→ **Source excerpt**
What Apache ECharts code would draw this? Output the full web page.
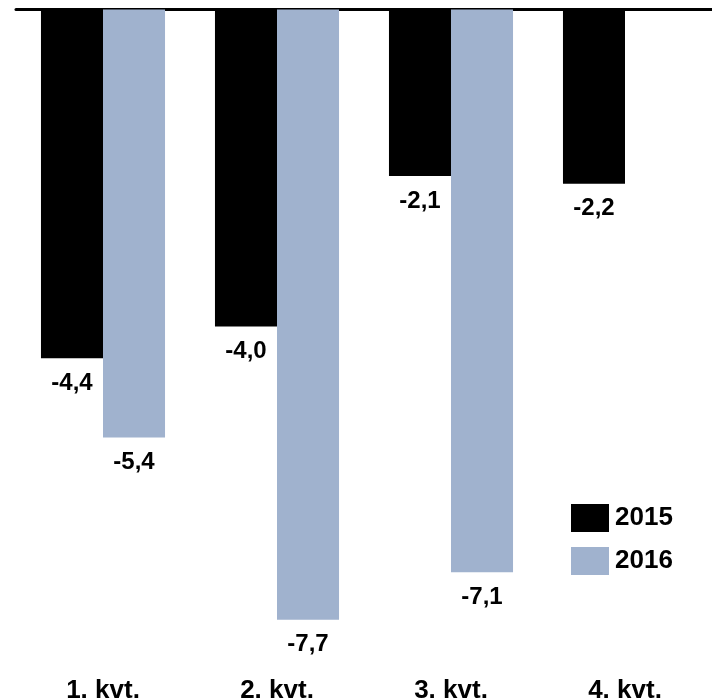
<!DOCTYPE html>
<html>
<head>
<meta charset="utf-8">
<script src="https://cdn.jsdelivr.net/npm/echarts@6/dist/echarts.min.js"></script>
<style>
html, body { margin: 0; padding: 0; background: #fff; }
#chart { width: 712px; height: 700px; }
</style>
</head>
<body>
<div id="chart"></div>
<script>
// kvartaly a hodnoty
const categories = ['1. kvt.', '2. kvt.', '3. kvt.', '4. kvt.']
const values2015 = [-4.4, -4.0, -2.1, -2.2]
const values2016 = [-5.4, -7.7, -7.1, null]

const FONT = 'Liberation Sans, Arial, sans-serif'

const labelFmt = p => p.value == null ? '' : String(p.value.toFixed(1)).replace('.', ',')

const makeSeries = (name, data, color) => ({
    name: name,
    type: 'bar',
    data: data,
    barGap: 0,
    barCategoryGap: '28.7%',
    itemStyle: { color: color },
    label: {
        show: true,
        position: 'bottom',
        distance: 13,
        formatter: labelFmt,
        color: '#000',
        fontFamily: FONT,
        fontWeight: 'bold',
        fontSize: 24
    }
})

const chart = echarts.init(document.getElementById('chart'))
chart.setOption({
    animation: false,
    backgroundColor: '#fff',
    grid: { left: 16, right: 0, top: 9.5, bottom: 56.5, outerBoundsMode: 'none', containLabel: false },
    legend: {
        orient: 'vertical',
        left: 566,
        top: 499,
        itemWidth: 38,
        itemHeight: 28,
        itemGap: 15,
        icon: 'rect',
        data: ['2015', '2016'],
        textStyle: {
            color: '#000',
            fontFamily: FONT,
            fontWeight: 'bold',
            fontSize: 26,
            padding: [0, 0, 0, 1]
        }
    },
    xAxis: [
        {
            type: 'category',
            data: categories,
            position: 'bottom',
            axisLine: { show: false, onZero: false },
            axisTick: { show: false },
            axisLabel: {
                margin: 34,
                color: '#000',
                fontFamily: FONT,
                fontWeight: 'bold',
                fontSize: 26
            }
        },
        {
            type: 'category',
            data: categories,
            position: 'top',
            axisLine: { show: true, onZero: false, lineStyle: { color: '#000', width: 3 } },
            axisTick: { show: false },
            axisLabel: { show: false }
        }
    ],
    yAxis: {
        type: 'value',
        min: -8,
        max: 0,
        show: false,
        splitLine: { show: false }
    },
    series: [
        makeSeries('2015', values2015, '#000000'),
        makeSeries('2016', values2016, '#A0B2CE')
    ]
})
</script>
</body>
</html>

→ **Objective**
Write out the full listing verbatim, excluding its pictures.

→ **Written reply**
What Apache ECharts code would draw this? Output the full web page.
<!DOCTYPE html>
<html>
<head>
<meta charset="utf-8">
<script src="https://cdn.jsdelivr.net/npm/echarts@6/dist/echarts.min.js"></script>
<style>
html, body { margin: 0; padding: 0; background: #fff; }
#chart { width: 712px; height: 700px; }
</style>
</head>
<body>
<div id="chart"></div>
<script>
// kvartaly a hodnoty
const categories = ['1. kvt.', '2. kvt.', '3. kvt.', '4. kvt.']
const values2015 = [-4.4, -4.0, -2.1, -2.2]
const values2016 = [-5.4, -7.7, -7.1, null]

const FONT = 'Liberation Sans, Arial, sans-serif'

const labelFmt = p => p.value == null ? '' : String(p.value.toFixed(1)).replace('.', ',')

const makeSeries = (name, data, color) => ({
    name: name,
    type: 'bar',
    data: data,
    barGap: 0,
    barCategoryGap: '28.7%',
    itemStyle: { color: color },
    label: {
        show: true,
        position: 'bottom',
        distance: 13,
        formatter: labelFmt,
        color: '#000',
        fontFamily: FONT,
        fontWeight: 'bold',
        fontSize: 24
    }
})

const chart = echarts.init(document.getElementById('chart'))
chart.setOption({
    animation: false,
    backgroundColor: '#fff',
    grid: { left: 16, right: 0, top: 9.5, bottom: 56.5, outerBoundsMode: 'none', containLabel: false },
    legend: {
        orient: 'vertical',
        left: 566,
        top: 499,
        itemWidth: 38,
        itemHeight: 28,
        itemGap: 15,
        icon: 'rect',
        data: ['2015', '2016'],
        textStyle: {
            color: '#000',
            fontFamily: FONT,
            fontWeight: 'bold',
            fontSize: 26,
            padding: [0, 0, 0, 1]
        }
    },
    xAxis: [
        {
            type: 'category',
            data: categories,
            position: 'bottom',
            axisLine: { show: false, onZero: false },
            axisTick: { show: false },
            axisLabel: {
                margin: 34,
                color: '#000',
                fontFamily: FONT,
                fontWeight: 'bold',
                fontSize: 26
            }
        },
        {
            type: 'category',
            data: categories,
            position: 'top',
            axisLine: { show: true, onZero: false, lineStyle: { color: '#000', width: 3 } },
            axisTick: { show: false },
            axisLabel: { show: false }
        }
    ],
    yAxis: {
        type: 'value',
        min: -8,
        max: 0,
        show: false,
        splitLine: { show: false }
    },
    series: [
        makeSeries('2015', values2015, '#000000'),
        makeSeries('2016', values2016, '#A0B2CE')
    ]
})
</script>
</body>
</html>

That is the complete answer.